Robust and Accurate 3D Self-Portraits in Seconds

• Published in: IEEE transactions on pattern analysis and machine intelligence Vol. 44; no. 11; pp. 7854 - 7870
• Main Authors: Li, Zhe, Yu, Tao, Zheng, Zerong, Liu, Yebin
• Format: Journal Article
• Language: English
• Published: New York IEEE 01.11.2022; The Institute of Electrical and Electronics Engineers, Inc. (IEEE)

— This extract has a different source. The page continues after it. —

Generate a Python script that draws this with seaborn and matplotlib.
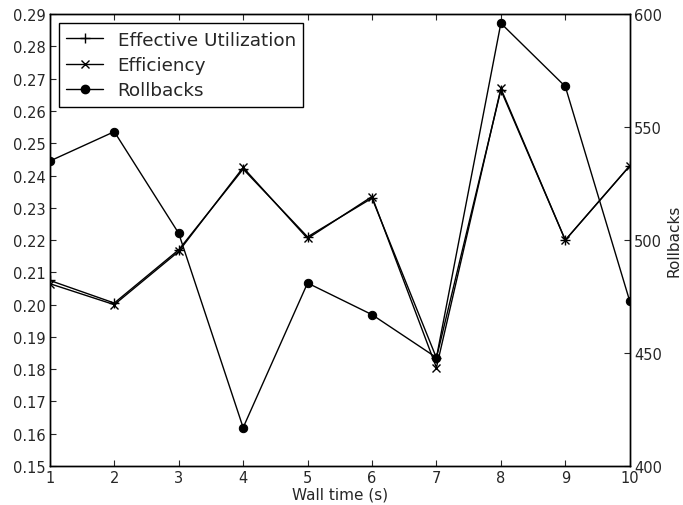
import pandas as pd
import seaborn as sns
import matplotlib.pyplot as plt
from matplotlib.lines import Line2D

# values
wall_time = [1, 2, 3, 4, 5, 6, 7, 8, 9, 10]
effective_utilization = [0.2075, 0.2005, 0.2170, 0.2420, 0.2210, 0.2330, 0.1835, 0.2665, 0.2200, 0.2430]
efficiency = [0.2065, 0.2000, 0.2165, 0.2425, 0.2205, 0.2335, 0.1805, 0.2670, 0.2200, 0.2430]
rollbacks = [535, 548, 503, 417, 481, 467, 448, 596, 568, 473]

df = pd.DataFrame({
    "wall_time": wall_time,
    "eff_util": effective_utilization,
    "efficiency": efficiency,
    "rollbacks": rollbacks,
})

sns.set_style("ticks", {"xtick.direction": "in", "ytick.direction": "in"})
plt.rcParams["font.family"] = ["DejaVu Sans"]

fig = plt.figure(figsize=(6.83, 5.06), dpi=100)
ax = fig.add_axes([0.073, 0.077, 0.849, 0.893])
ax2 = ax.twinx()

sns.lineplot(data=df, x="wall_time", y="eff_util", ax=ax, color="black", linewidth=1,
             marker="+", markersize=7, markeredgewidth=1, markeredgecolor="black")
sns.lineplot(data=df, x="wall_time", y="efficiency", ax=ax, color="black", linewidth=1,
             marker="x", markersize=6, markeredgewidth=1, markeredgecolor="black")
sns.lineplot(data=df, x="wall_time", y="rollbacks", ax=ax2, color="black", linewidth=1,
             marker="o", markersize=6, markeredgecolor="black")

ax.set_xlim(1, 10)
ax.set_ylim(0.15, 0.29)
ax.set_yticks([0.15 + 0.01 * i for i in range(15)])
ax.set_yticklabels([f"{0.15 + 0.01 * i:.2f}" for i in range(15)])
ax.set_xticks(wall_time)
ax2.set_ylim(400, 600)
ax2.set_yticks([400, 450, 500, 550, 600])

ax.set_xlabel("Wall time (s)", fontsize=11, labelpad=1)
ax.set_ylabel("")
ax2.set_ylabel("Rollbacks", fontsize=11, labelpad=3)

for a in (ax, ax2):
    a.tick_params(labelsize=10.5, length=4, width=0.8, direction="in", top=True, pad=3)
    for s in a.spines.values():
        s.set_visible(True)
        s.set_color("black")
        s.set_linewidth(1)
ax.tick_params(right=False)
ax2.tick_params(left=False)

handles = [
    Line2D([], [], color="black", lw=1, marker="+", markersize=7),
    Line2D([], [], color="black", lw=1, marker="x", markersize=6),
    Line2D([], [], color="black", lw=1, marker="o", markersize=6),
]
leg = ax2.legend(handles, ["Effective Utilization", "Efficiency", "Rollbacks"],
                 loc="upper left", fontsize=13.2, fancybox=False, framealpha=1,
                 borderaxespad=0.5, handlelength=2, labelspacing=0.4,
                 borderpad=0.4)
leg.get_frame().set_edgecolor("black")
leg.get_frame().set_linewidth(1)

fig.savefig("out.png", dpi=100)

• Subjects: 3D human reconstruction; Algorithms; Bundle adjustment; Datasets; Image reconstruction; Optimization; Parametric statistics; Reconstruction; RGBD sensor; Robustness; Shape; Solid modeling; Strain; Surface reconstruction; Texture; texture optimization; Three dimensional models; volumetric fusion
• ISSN: 0162-8828; 1939-3539; 2160-9292; 1939-3539
• DOI: 10.1109/TPAMI.2021.3113164

In this paper, we propose an efficient method for robust and accurate 3D self-portraits using a single RGBD camera. Our method can generate detailed and realistic 3D self-portraits in seconds and shows the ability to handle subjects wearing extremely loose clothes. To achieve highly efficient and robust reconstruction, we propose PIFusion, which combines learning-based 3D recovery with volumetric non-rigid fusion to generate accurate sparse partial scans of the subject. Meanwhile, a non-rigid volumetric deformation method is proposed to continuously refine the learned shape prior. Moreover, a lightweight bundle adjustment algorithm is proposed to guarantee that all the partial scans can not only "loop" with each other but also remain consistent with the selected live key observations. Finally, to further generate realistic portraits, we propose non-rigid texture optimization to improve the texture quality. Additionally, we also contribute a benchmark for single-view 3D self-portrait reconstruction, an evaluation dataset that contains 10 single-view RGBD sequences of a self-rotating performer wearing various clothes and the corresponding ground-truth 3D models in the first frame of each sequence. The results and experiments based on this dataset show that the proposed method outperforms state-of-the-art methods on accuracy, efficiency, and generality.